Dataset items
----

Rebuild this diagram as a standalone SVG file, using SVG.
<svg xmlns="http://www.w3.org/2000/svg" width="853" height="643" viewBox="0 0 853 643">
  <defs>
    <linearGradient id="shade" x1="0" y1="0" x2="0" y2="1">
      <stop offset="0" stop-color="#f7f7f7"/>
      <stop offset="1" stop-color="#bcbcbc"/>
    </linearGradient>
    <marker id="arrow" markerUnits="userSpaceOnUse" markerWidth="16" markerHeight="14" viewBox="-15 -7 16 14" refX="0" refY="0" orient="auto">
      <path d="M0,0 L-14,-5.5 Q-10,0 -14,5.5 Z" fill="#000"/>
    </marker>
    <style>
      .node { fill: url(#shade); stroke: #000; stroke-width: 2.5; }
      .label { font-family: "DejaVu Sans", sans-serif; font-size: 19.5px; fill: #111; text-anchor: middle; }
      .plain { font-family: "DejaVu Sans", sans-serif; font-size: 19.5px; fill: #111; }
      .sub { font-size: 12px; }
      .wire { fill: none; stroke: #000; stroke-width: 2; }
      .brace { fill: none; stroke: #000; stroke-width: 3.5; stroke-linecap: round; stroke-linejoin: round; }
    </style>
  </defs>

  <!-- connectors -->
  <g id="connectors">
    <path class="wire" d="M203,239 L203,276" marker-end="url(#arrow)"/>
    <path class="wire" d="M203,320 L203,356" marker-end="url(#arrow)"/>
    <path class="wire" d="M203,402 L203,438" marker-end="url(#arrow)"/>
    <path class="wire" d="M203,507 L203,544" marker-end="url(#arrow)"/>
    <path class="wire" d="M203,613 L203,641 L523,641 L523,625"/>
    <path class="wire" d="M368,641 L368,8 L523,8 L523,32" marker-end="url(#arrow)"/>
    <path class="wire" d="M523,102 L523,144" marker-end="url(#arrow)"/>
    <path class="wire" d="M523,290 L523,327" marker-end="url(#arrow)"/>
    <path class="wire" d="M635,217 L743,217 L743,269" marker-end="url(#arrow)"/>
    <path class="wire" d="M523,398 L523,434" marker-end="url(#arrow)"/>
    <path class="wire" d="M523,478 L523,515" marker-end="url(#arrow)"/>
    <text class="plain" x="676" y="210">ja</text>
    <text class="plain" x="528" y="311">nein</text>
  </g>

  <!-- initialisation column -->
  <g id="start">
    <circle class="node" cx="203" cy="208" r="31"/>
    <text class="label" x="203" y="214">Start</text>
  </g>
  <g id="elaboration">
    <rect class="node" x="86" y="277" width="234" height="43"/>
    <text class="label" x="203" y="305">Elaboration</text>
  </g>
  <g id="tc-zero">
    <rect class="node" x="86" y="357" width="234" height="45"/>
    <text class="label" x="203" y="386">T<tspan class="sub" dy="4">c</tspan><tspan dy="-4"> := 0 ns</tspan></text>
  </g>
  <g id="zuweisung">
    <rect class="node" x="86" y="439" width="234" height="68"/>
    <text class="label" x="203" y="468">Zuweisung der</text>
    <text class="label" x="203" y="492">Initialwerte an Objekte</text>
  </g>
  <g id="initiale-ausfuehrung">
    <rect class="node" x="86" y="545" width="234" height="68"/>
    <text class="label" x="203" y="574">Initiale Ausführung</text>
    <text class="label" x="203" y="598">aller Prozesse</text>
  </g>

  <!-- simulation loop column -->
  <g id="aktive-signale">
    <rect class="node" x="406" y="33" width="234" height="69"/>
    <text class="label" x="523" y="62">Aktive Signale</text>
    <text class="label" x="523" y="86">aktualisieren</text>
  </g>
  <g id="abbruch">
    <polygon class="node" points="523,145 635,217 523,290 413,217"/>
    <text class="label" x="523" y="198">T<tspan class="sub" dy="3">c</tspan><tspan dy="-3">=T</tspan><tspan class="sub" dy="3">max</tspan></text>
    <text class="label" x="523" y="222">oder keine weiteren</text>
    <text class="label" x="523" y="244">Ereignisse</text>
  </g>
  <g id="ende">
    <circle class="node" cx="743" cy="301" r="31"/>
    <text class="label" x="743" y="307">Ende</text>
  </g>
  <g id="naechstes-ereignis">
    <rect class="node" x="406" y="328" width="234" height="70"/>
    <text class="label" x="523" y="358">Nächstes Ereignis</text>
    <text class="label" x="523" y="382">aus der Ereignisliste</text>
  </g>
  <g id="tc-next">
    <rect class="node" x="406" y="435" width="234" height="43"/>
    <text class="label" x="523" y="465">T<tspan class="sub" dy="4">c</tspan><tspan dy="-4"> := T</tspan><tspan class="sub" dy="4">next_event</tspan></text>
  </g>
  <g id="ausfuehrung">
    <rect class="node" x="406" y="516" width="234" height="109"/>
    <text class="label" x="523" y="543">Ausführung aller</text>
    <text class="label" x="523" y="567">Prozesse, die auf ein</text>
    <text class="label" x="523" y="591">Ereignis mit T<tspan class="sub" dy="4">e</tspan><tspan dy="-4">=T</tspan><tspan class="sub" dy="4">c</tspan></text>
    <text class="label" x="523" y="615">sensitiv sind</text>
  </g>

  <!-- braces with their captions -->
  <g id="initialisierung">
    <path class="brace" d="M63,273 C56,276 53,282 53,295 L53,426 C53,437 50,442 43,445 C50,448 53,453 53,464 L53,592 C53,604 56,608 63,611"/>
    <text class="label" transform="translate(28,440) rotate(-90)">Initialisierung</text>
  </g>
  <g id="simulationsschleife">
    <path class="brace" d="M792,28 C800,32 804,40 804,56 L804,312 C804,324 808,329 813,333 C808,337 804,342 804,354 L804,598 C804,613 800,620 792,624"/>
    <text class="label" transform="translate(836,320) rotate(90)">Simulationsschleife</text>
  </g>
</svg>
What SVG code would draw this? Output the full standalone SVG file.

----

[The problem]
Repeat all of the records above exactly as they appear.

[The reply]
Rebuild this diagram as a standalone SVG file, using SVG.
<svg xmlns="http://www.w3.org/2000/svg" width="853" height="643" viewBox="0 0 853 643">
  <defs>
    <linearGradient id="shade" x1="0" y1="0" x2="0" y2="1">
      <stop offset="0" stop-color="#f7f7f7"/>
      <stop offset="1" stop-color="#bcbcbc"/>
    </linearGradient>
    <marker id="arrow" markerUnits="userSpaceOnUse" markerWidth="16" markerHeight="14" viewBox="-15 -7 16 14" refX="0" refY="0" orient="auto">
      <path d="M0,0 L-14,-5.5 Q-10,0 -14,5.5 Z" fill="#000"/>
    </marker>
    <style>
      .node { fill: url(#shade); stroke: #000; stroke-width: 2.5; }
      .label { font-family: "DejaVu Sans", sans-serif; font-size: 19.5px; fill: #111; text-anchor: middle; }
      .plain { font-family: "DejaVu Sans", sans-serif; font-size: 19.5px; fill: #111; }
      .sub { font-size: 12px; }
      .wire { fill: none; stroke: #000; stroke-width: 2; }
      .brace { fill: none; stroke: #000; stroke-width: 3.5; stroke-linecap: round; stroke-linejoin: round; }
    </style>
  </defs>

  <!-- connectors -->
  <g id="connectors">
    <path class="wire" d="M203,239 L203,276" marker-end="url(#arrow)"/>
    <path class="wire" d="M203,320 L203,356" marker-end="url(#arrow)"/>
    <path class="wire" d="M203,402 L203,438" marker-end="url(#arrow)"/>
    <path class="wire" d="M203,507 L203,544" marker-end="url(#arrow)"/>
    <path class="wire" d="M203,613 L203,641 L523,641 L523,625"/>
    <path class="wire" d="M368,641 L368,8 L523,8 L523,32" marker-end="url(#arrow)"/>
    <path class="wire" d="M523,102 L523,144" marker-end="url(#arrow)"/>
    <path class="wire" d="M523,290 L523,327" marker-end="url(#arrow)"/>
    <path class="wire" d="M635,217 L743,217 L743,269" marker-end="url(#arrow)"/>
    <path class="wire" d="M523,398 L523,434" marker-end="url(#arrow)"/>
    <path class="wire" d="M523,478 L523,515" marker-end="url(#arrow)"/>
    <text class="plain" x="676" y="210">ja</text>
    <text class="plain" x="528" y="311">nein</text>
  </g>

  <!-- initialisation column -->
  <g id="start">
    <circle class="node" cx="203" cy="208" r="31"/>
    <text class="label" x="203" y="214">Start</text>
  </g>
  <g id="elaboration">
    <rect class="node" x="86" y="277" width="234" height="43"/>
    <text class="label" x="203" y="305">Elaboration</text>
  </g>
  <g id="tc-zero">
    <rect class="node" x="86" y="357" width="234" height="45"/>
    <text class="label" x="203" y="386">T<tspan class="sub" dy="4">c</tspan><tspan dy="-4"> := 0 ns</tspan></text>
  </g>
  <g id="zuweisung">
    <rect class="node" x="86" y="439" width="234" height="68"/>
    <text class="label" x="203" y="468">Zuweisung der</text>
    <text class="label" x="203" y="492">Initialwerte an Objekte</text>
  </g>
  <g id="initiale-ausfuehrung">
    <rect class="node" x="86" y="545" width="234" height="68"/>
    <text class="label" x="203" y="574">Initiale Ausführung</text>
    <text class="label" x="203" y="598">aller Prozesse</text>
  </g>

  <!-- simulation loop column -->
  <g id="aktive-signale">
    <rect class="node" x="406" y="33" width="234" height="69"/>
    <text class="label" x="523" y="62">Aktive Signale</text>
    <text class="label" x="523" y="86">aktualisieren</text>
  </g>
  <g id="abbruch">
    <polygon class="node" points="523,145 635,217 523,290 413,217"/>
    <text class="label" x="523" y="198">T<tspan class="sub" dy="3">c</tspan><tspan dy="-3">=T</tspan><tspan class="sub" dy="3">max</tspan></text>
    <text class="label" x="523" y="222">oder keine weiteren</text>
    <text class="label" x="523" y="244">Ereignisse</text>
  </g>
  <g id="ende">
    <circle class="node" cx="743" cy="301" r="31"/>
    <text class="label" x="743" y="307">Ende</text>
  </g>
  <g id="naechstes-ereignis">
    <rect class="node" x="406" y="328" width="234" height="70"/>
    <text class="label" x="523" y="358">Nächstes Ereignis</text>
    <text class="label" x="523" y="382">aus der Ereignisliste</text>
  </g>
  <g id="tc-next">
    <rect class="node" x="406" y="435" width="234" height="43"/>
    <text class="label" x="523" y="465">T<tspan class="sub" dy="4">c</tspan><tspan dy="-4"> := T</tspan><tspan class="sub" dy="4">next_event</tspan></text>
  </g>
  <g id="ausfuehrung">
    <rect class="node" x="406" y="516" width="234" height="109"/>
    <text class="label" x="523" y="543">Ausführung aller</text>
    <text class="label" x="523" y="567">Prozesse, die auf ein</text>
    <text class="label" x="523" y="591">Ereignis mit T<tspan class="sub" dy="4">e</tspan><tspan dy="-4">=T</tspan><tspan class="sub" dy="4">c</tspan></text>
    <text class="label" x="523" y="615">sensitiv sind</text>
  </g>

  <!-- braces with their captions -->
  <g id="initialisierung">
    <path class="brace" d="M63,273 C56,276 53,282 53,295 L53,426 C53,437 50,442 43,445 C50,448 53,453 53,464 L53,592 C53,604 56,608 63,611"/>
    <text class="label" transform="translate(28,440) rotate(-90)">Initialisierung</text>
  </g>
  <g id="simulationsschleife">
    <path class="brace" d="M792,28 C800,32 804,40 804,56 L804,312 C804,324 808,329 813,333 C808,337 804,342 804,354 L804,598 C804,613 800,620 792,624"/>
    <text class="label" transform="translate(836,320) rotate(90)">Simulationsschleife</text>
  </g>
</svg>
What SVG code would draw this? Output the full standalone SVG file.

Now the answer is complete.